I've been hatching plans for my first aquaponic system over the past several weeks. I am new to aquaponics, and very excited, as is my girlfriend, Molly! (she may turn up here from time to time). We might be a little... overzealous: We have already covertly reinforced the living room floor in our not-quite-700-sq.ft. complex-apartment. We are officially invested!
We are currently fortunate enough to have my dad's backyard and garage to work in and are accumulating components. So far we have purchased and cut an IBC tote, and sanded and painted the (rusty) stand for the fiberglass sink. I plan to situate the IBC grow bed to cover half of the IBC fish tank. I bought some 2x4's today and hope to tackle the stand for the IBC GB tomorrow (Memorial Day), provided the rain ever lets up.

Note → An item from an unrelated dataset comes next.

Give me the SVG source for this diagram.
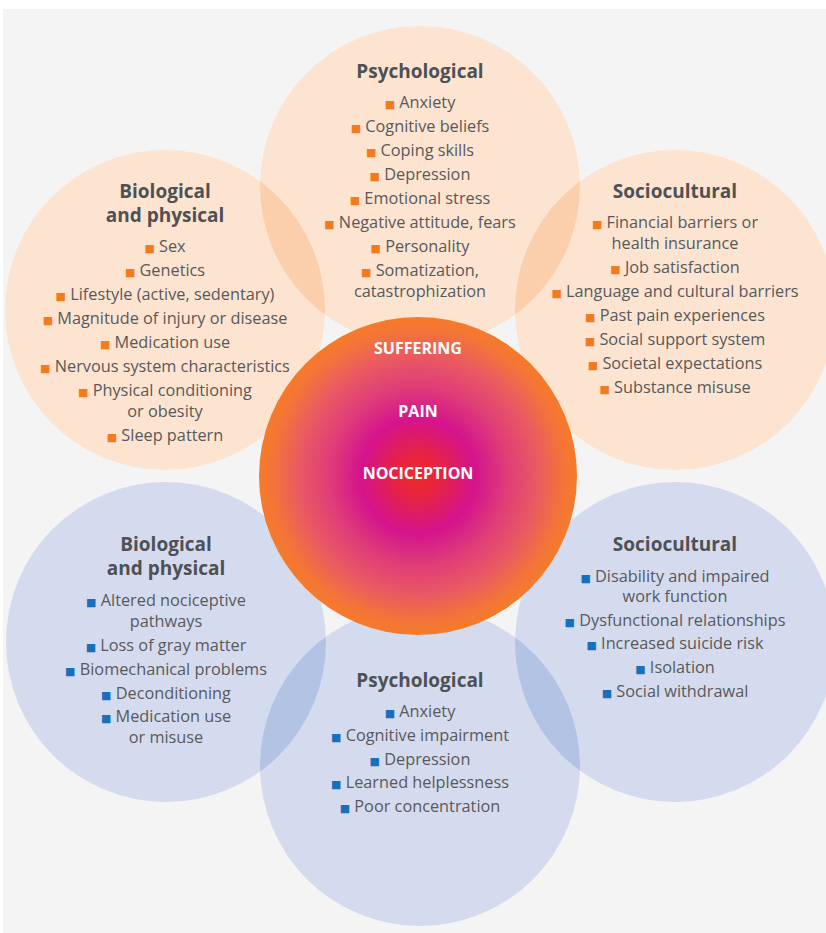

Freshly painted sink stand and tote frame, cut in two:
Fiberglass sink (4'x2'x10") and IBC tote, cut and stacked. On top is the 4x4x1' deep GB, the remainder will be FT:
The system will be placed in front of a large E-facing window, and I'm planning to purchase three 4x4' T5 fixtures to hang over the grow beds. Substrate I've picked out is lava rock with a layer of hydroton or turface, depending on how far the project budget goes.
For plumbing I have some thoughts but am very open to suggestions. I do not have a sump tank, just a (roughly) 28 ft3 FT, a 16 ft3 GB, and a 6 ft3 GB. I was thinking of buying a pump and timer for each GB and running them each 15min/hr, with start times 30min apart.
This arrangement, I realize, relies on careful pump selection. What factors need to be considered? I can figure out the head and the volume that I want to move, but I don't know how to account for variables in pump efficiency, for example.
Also, where do folks purchase fittings - bulkheads, particularly - for their set-ups? My sink has a 3" drain (okay, hole) with just a chrome drain cup sitting in it. It has a smaller (1/2"? 3/4"?) hole on the side about 4in up that has weathered-looking fittings from an eye-wash. I have zero experience in plumbing, so this is also a bit intimidating.
As far as stocking, our apartment maintains tropical temperatures year-round, so we are going with tilapia. I plan to purchase live adults from a local asian grocery until I get a pair that breeds (then we eat the rest and raise the fry). I have bought a couple from them already (for dinner), and one was female, so I am optimistic that they may not be sex-reversed.
I also have a colony of marbled crayfish that I will be moving into the FT, with plenty of caves/tubes to hide in. My hope is that the tilapia will eat the young but not the adults, providing a steady live food source. I saw Chi Ma had done it, and I conveniently happen to have an established colony in a turtle rehab tank (to fatter up the turtles and give them something to hunt). My other aquatic project for the summer is to release the turtles and convert the tank (6' 100g) for my botias, so the marmorkrebs need a place to go... what good fortune!
Other feed for the tilapia will include hornwort, which I have growing in my aquaria to take up nitrates, and kitchen scraps, along with a decent quality dry food.
Questions:
Better ways to plumb the system?
-or-
Choosing the right pumps? and
Good GB overflow designs?
(PS: Thanks for reading all that!)
Comment
hay Ellen, no siphons would not be needed for an indexing valve system. It is run more like a timed flood and drain, just you sequence so not all beds need to flood at once. I can help with pump choices and plumbing and which valve would be appropriate to a particular system of course.
My 300 gallon system has 6, 100 gallon grow beds and only a 300 gallon fish tank and the water level barely fluctuates at all in that system and the pump is on for 9 minutes out of every 10. That system is only running on a 50 watt pump and the gravity modified 1 1/4" 6 way indexing valve. (There are options to plum that valve for 3, 4, 5 or 6 outlets.)
Thanks for the ideas!
David, I thought the affnan's pump was really neat - I like that it has a weep hole that will slowly drain the GB if the timer stops while the bed is partially filled. The problem with relying on random cycling to keep the level up in my fish tank is that I only have 2 grow beds.
TCLynx, I've read about the indexing valves on your site and am in your dealer area (MI). This seems like an ideal solution, especially if I can change the cam in it for more GBs when I get room to expand. I need to read up on their application and requirements (flow, etc), but this looks very promising. I would have to use siphons to drain the GBs on an indexing valve, right?
Yea, ya can't trust mechanical timers to stay in sync or out of sync so if your system doesn't have enough tank to handle flooding all your grow beds at once, you might
1-add a sump tank
2-run some beds constant flood and other just siphons
3-get an indexing valve and repeat cycle timer and one pump big enough to run the indexing valve and then sequentially flood your grow beds.